Task details
Without the pictures, repeat the listing character for character.

§ §

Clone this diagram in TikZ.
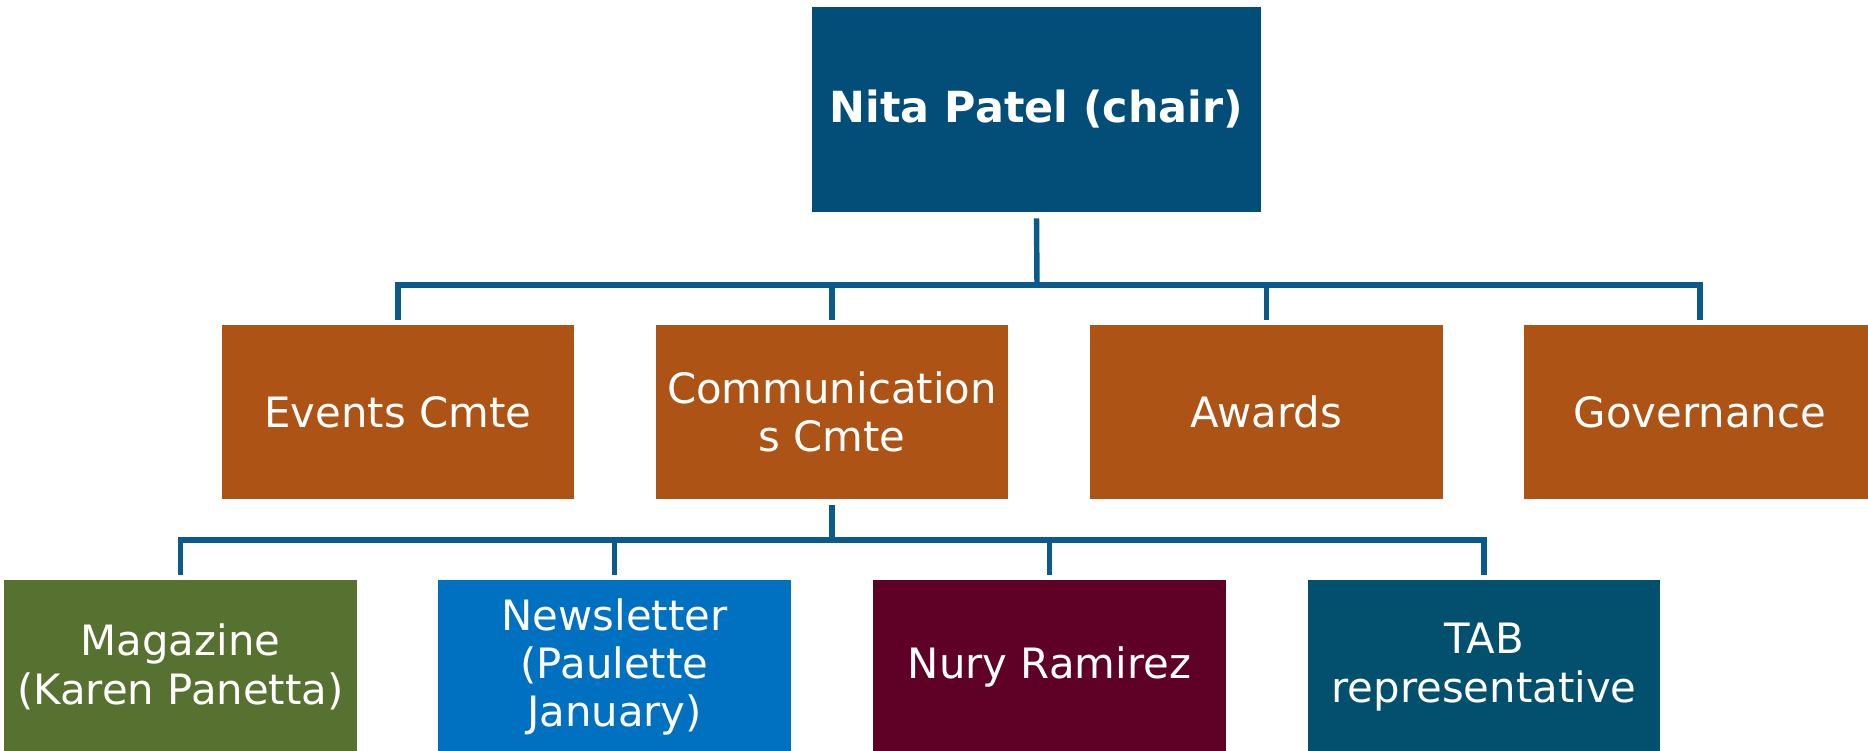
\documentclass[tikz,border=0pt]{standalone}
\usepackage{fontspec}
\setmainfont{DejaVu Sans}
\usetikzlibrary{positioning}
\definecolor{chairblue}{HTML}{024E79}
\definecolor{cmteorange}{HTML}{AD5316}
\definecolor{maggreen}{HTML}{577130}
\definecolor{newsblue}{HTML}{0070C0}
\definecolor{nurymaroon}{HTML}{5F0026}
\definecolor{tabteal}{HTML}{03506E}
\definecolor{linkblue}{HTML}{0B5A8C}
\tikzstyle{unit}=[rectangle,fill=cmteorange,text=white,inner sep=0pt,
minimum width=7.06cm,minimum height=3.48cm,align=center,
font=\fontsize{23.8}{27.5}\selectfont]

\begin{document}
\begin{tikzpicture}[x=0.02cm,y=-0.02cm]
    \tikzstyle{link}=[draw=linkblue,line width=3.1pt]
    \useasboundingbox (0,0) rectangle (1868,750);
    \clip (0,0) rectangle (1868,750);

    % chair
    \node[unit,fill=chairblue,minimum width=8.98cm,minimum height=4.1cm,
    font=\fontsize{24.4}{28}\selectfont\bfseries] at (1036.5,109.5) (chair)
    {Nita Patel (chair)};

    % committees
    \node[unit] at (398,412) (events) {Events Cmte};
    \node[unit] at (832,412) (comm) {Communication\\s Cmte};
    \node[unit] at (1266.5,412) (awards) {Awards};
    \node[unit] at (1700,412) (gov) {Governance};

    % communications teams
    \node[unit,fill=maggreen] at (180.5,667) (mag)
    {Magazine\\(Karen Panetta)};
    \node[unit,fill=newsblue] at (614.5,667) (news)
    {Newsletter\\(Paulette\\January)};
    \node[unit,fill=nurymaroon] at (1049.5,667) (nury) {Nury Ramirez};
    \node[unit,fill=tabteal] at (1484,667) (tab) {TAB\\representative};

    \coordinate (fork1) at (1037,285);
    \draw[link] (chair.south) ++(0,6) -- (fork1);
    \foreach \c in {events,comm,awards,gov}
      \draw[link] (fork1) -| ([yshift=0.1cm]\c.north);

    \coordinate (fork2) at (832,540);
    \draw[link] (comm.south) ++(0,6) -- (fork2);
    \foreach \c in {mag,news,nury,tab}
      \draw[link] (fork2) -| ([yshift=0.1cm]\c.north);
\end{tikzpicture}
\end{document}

§ §

Solved problem
Clone this diagram in TikZ.
\documentclass[tikz,border=0pt]{standalone}
\usepackage{fontspec}
\setmainfont{DejaVu Sans}
\usetikzlibrary{positioning}
\definecolor{chairblue}{HTML}{024E79}
\definecolor{cmteorange}{HTML}{AD5316}
\definecolor{maggreen}{HTML}{577130}
\definecolor{newsblue}{HTML}{0070C0}
\definecolor{nurymaroon}{HTML}{5F0026}
\definecolor{tabteal}{HTML}{03506E}
\definecolor{linkblue}{HTML}{0B5A8C}
\tikzstyle{unit}=[rectangle,fill=cmteorange,text=white,inner sep=0pt,
minimum width=7.06cm,minimum height=3.48cm,align=center,
font=\fontsize{23.8}{27.5}\selectfont]

\begin{document}
\begin{tikzpicture}[x=0.02cm,y=-0.02cm]
    \tikzstyle{link}=[draw=linkblue,line width=3.1pt]
    \useasboundingbox (0,0) rectangle (1868,750);
    \clip (0,0) rectangle (1868,750);

    % chair
    \node[unit,fill=chairblue,minimum width=8.98cm,minimum height=4.1cm,
    font=\fontsize{24.4}{28}\selectfont\bfseries] at (1036.5,109.5) (chair)
    {Nita Patel (chair)};

    % committees
    \node[unit] at (398,412) (events) {Events Cmte};
    \node[unit] at (832,412) (comm) {Communication\\s Cmte};
    \node[unit] at (1266.5,412) (awards) {Awards};
    \node[unit] at (1700,412) (gov) {Governance};

    % communications teams
    \node[unit,fill=maggreen] at (180.5,667) (mag)
    {Magazine\\(Karen Panetta)};
    \node[unit,fill=newsblue] at (614.5,667) (news)
    {Newsletter\\(Paulette\\January)};
    \node[unit,fill=nurymaroon] at (1049.5,667) (nury) {Nury Ramirez};
    \node[unit,fill=tabteal] at (1484,667) (tab) {TAB\\representative};

    \coordinate (fork1) at (1037,285);
    \draw[link] (chair.south) ++(0,6) -- (fork1);
    \foreach \c in {events,comm,awards,gov}
      \draw[link] (fork1) -| ([yshift=0.1cm]\c.north);

    \coordinate (fork2) at (832,540);
    \draw[link] (comm.south) ++(0,6) -- (fork2);
    \foreach \c in {mag,news,nury,tab}
      \draw[link] (fork2) -| ([yshift=0.1cm]\c.north);
\end{tikzpicture}
\end{document}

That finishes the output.